Lines of data:
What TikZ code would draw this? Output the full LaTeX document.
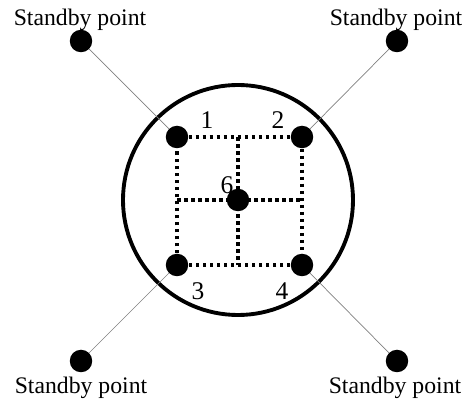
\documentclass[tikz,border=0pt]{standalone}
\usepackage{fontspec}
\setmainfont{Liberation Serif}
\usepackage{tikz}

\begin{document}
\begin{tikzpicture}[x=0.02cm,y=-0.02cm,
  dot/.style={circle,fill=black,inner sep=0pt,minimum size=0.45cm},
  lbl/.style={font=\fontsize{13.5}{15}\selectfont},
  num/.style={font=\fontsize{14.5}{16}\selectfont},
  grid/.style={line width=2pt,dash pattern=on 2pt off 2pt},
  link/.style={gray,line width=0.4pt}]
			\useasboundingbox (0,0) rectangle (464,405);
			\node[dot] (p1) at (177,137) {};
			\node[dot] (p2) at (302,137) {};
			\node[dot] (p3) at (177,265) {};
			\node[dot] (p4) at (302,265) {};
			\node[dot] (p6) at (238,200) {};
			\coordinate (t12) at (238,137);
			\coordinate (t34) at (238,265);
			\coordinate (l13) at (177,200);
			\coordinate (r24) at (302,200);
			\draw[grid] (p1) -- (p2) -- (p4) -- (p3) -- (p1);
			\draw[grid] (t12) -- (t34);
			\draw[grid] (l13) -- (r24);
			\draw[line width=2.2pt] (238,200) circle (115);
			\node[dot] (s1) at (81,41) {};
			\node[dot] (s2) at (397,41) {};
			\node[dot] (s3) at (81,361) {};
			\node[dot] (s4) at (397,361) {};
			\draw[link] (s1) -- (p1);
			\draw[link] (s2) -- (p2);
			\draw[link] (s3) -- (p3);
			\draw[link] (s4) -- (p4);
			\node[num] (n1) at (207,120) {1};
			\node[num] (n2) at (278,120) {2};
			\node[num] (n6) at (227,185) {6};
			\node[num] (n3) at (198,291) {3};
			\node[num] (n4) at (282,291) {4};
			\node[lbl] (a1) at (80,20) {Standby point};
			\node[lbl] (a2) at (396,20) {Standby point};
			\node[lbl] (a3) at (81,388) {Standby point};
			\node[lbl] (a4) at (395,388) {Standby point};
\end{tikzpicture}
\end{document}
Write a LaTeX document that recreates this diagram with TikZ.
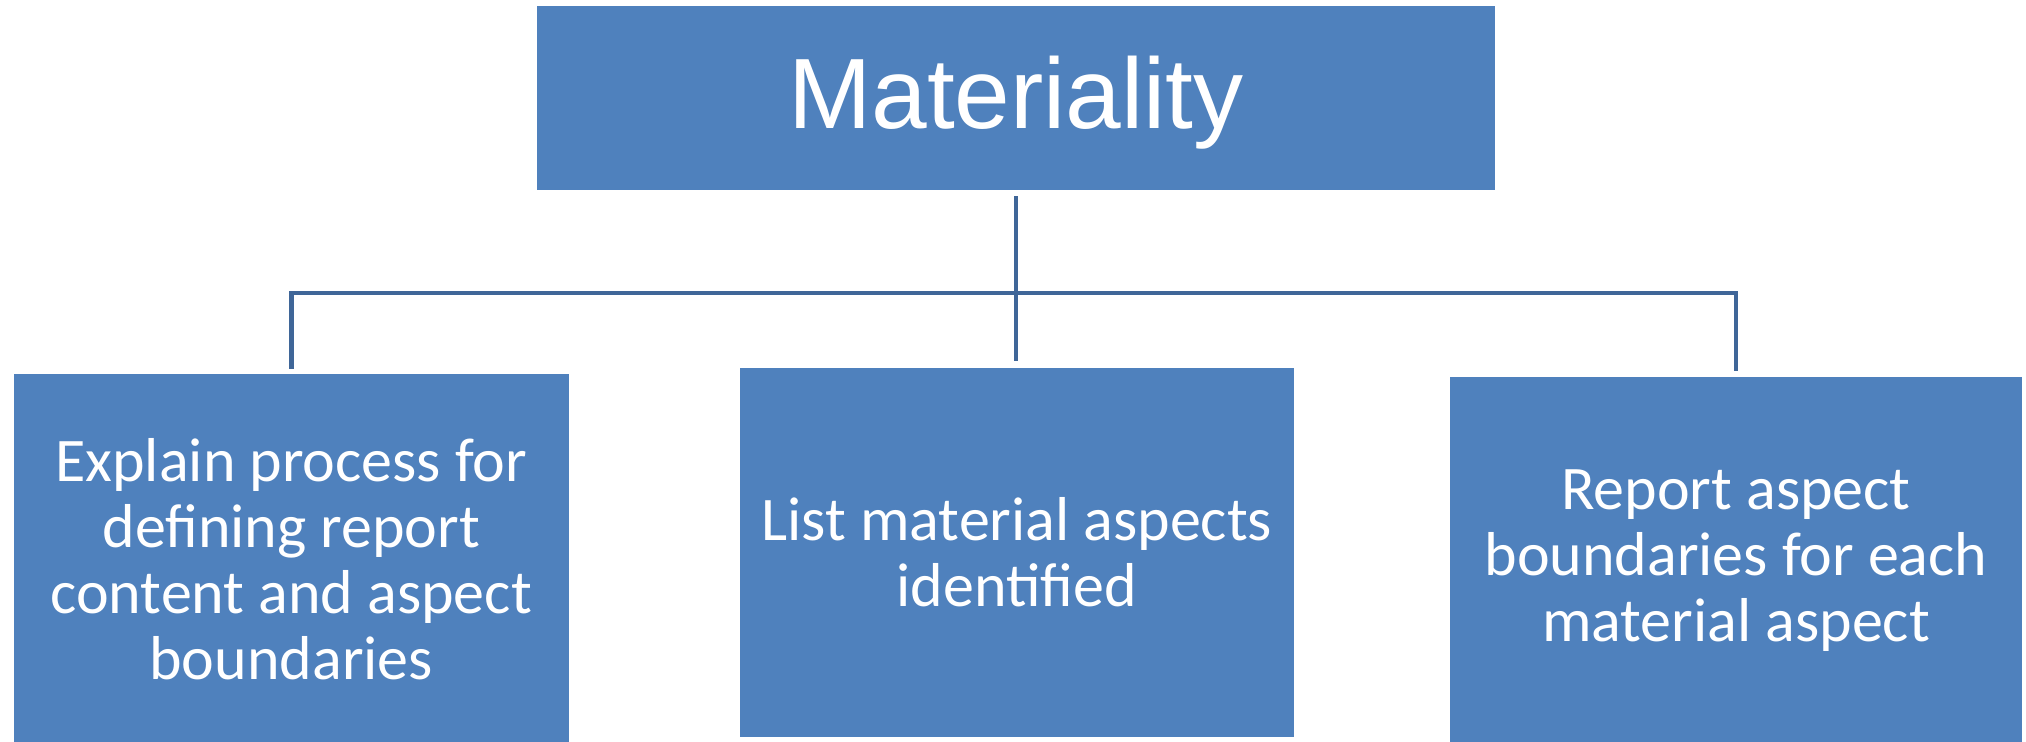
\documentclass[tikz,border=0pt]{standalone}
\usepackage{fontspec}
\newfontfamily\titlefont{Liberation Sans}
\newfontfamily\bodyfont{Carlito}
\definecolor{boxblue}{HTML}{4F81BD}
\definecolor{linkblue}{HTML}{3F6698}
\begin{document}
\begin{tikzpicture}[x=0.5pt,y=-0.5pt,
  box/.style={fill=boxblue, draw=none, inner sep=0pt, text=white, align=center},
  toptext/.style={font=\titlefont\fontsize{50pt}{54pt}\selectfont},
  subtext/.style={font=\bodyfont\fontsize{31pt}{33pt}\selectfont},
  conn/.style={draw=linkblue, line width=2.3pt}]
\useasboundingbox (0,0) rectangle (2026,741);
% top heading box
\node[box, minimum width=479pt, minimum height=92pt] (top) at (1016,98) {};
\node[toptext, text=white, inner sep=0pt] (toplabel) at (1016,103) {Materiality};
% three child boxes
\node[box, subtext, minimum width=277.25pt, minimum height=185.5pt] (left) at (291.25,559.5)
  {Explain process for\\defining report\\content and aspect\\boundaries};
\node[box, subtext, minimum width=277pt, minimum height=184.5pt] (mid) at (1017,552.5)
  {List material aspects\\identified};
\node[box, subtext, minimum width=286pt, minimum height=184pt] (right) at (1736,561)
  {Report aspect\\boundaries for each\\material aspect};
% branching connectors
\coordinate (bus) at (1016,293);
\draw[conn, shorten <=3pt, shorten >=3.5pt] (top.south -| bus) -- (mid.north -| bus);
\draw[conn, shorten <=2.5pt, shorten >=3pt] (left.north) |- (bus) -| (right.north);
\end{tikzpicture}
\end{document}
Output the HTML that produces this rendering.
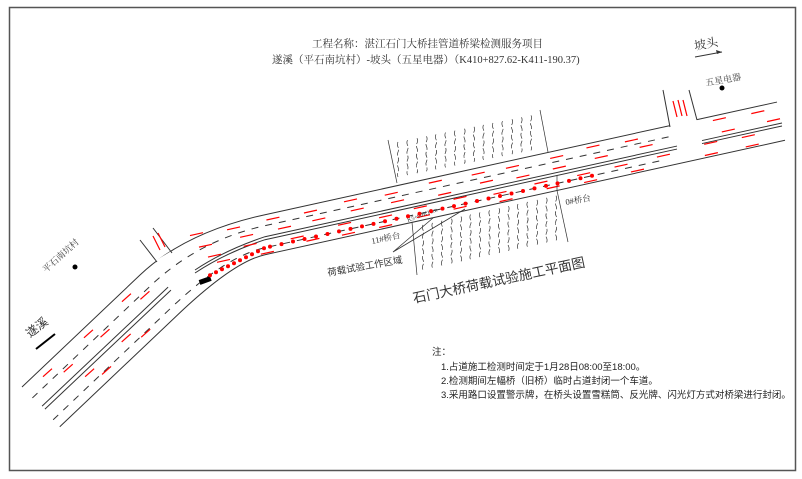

Aim - Give the data above again in full and unchanged, skipping the pictures.

Correct output -
What TikZ code would draw this? Output the full LaTeX document.
\documentclass[tikz,border=0pt]{standalone}
\usepackage{fontspec}
\setmainfont{Liberation Serif}
\usepackage{tikz}

\begin{document}
\begin{tikzpicture}[x=0.02cm,y=-0.02cm,
  dot/.style={circle,fill=black,inner sep=0pt,minimum size=0.45cm},
  lbl/.style={font=\fontsize{13.5}{15}\selectfont},
  num/.style={font=\fontsize{14.5}{16}\selectfont},
  grid/.style={line width=2pt,dash pattern=on 2pt off 2pt},
  link/.style={gray,line width=0.4pt}]
			\useasboundingbox (0,0) rectangle (464,405);
			\node[dot] (p1) at (177,137) {};
			\node[dot] (p2) at (302,137) {};
			\node[dot] (p3) at (177,265) {};
			\node[dot] (p4) at (302,265) {};
			\node[dot] (p6) at (238,200) {};
			\coordinate (t12) at (238,137);
			\coordinate (t34) at (238,265);
			\coordinate (l13) at (177,200);
			\coordinate (r24) at (302,200);
			\draw[grid] (p1) -- (p2) -- (p4) -- (p3) -- (p1);
			\draw[grid] (t12) -- (t34);
			\draw[grid] (l13) -- (r24);
			\draw[line width=2.2pt] (238,200) circle (115);
			\node[dot] (s1) at (81,41) {};
			\node[dot] (s2) at (397,41) {};
			\node[dot] (s3) at (81,361) {};
			\node[dot] (s4) at (397,361) {};
			\draw[link] (s1) -- (p1);
			\draw[link] (s2) -- (p2);
			\draw[link] (s3) -- (p3);
			\draw[link] (s4) -- (p4);
			\node[num] (n1) at (207,120) {1};
			\node[num] (n2) at (278,120) {2};
			\node[num] (n6) at (227,185) {6};
			\node[num] (n3) at (198,291) {3};
			\node[num] (n4) at (282,291) {4};
			\node[lbl] (a1) at (80,20) {Standby point};
			\node[lbl] (a2) at (396,20) {Standby point};
			\node[lbl] (a3) at (81,388) {Standby point};
			\node[lbl] (a4) at (395,388) {Standby point};
\end{tikzpicture}
\end{document}
Write a LaTeX document that recreates this diagram with TikZ.
\documentclass[tikz,border=0pt]{standalone}
\usepackage{fontspec}
\newfontfamily\titlefont{Liberation Sans}
\newfontfamily\bodyfont{Carlito}
\definecolor{boxblue}{HTML}{4F81BD}
\definecolor{linkblue}{HTML}{3F6698}
\begin{document}
\begin{tikzpicture}[x=0.5pt,y=-0.5pt,
  box/.style={fill=boxblue, draw=none, inner sep=0pt, text=white, align=center},
  toptext/.style={font=\titlefont\fontsize{50pt}{54pt}\selectfont},
  subtext/.style={font=\bodyfont\fontsize{31pt}{33pt}\selectfont},
  conn/.style={draw=linkblue, line width=2.3pt}]
\useasboundingbox (0,0) rectangle (2026,741);
% top heading box
\node[box, minimum width=479pt, minimum height=92pt] (top) at (1016,98) {};
\node[toptext, text=white, inner sep=0pt] (toplabel) at (1016,103) {Materiality};
% three child boxes
\node[box, subtext, minimum width=277.25pt, minimum height=185.5pt] (left) at (291.25,559.5)
  {Explain process for\\defining report\\content and aspect\\boundaries};
\node[box, subtext, minimum width=277pt, minimum height=184.5pt] (mid) at (1017,552.5)
  {List material aspects\\identified};
\node[box, subtext, minimum width=286pt, minimum height=184pt] (right) at (1736,561)
  {Report aspect\\boundaries for each\\material aspect};
% branching connectors
\coordinate (bus) at (1016,293);
\draw[conn, shorten <=3pt, shorten >=3.5pt] (top.south -| bus) -- (mid.north -| bus);
\draw[conn, shorten <=2.5pt, shorten >=3pt] (left.north) |- (bus) -| (right.north);
\end{tikzpicture}
\end{document}
Output the HTML that produces this rendering.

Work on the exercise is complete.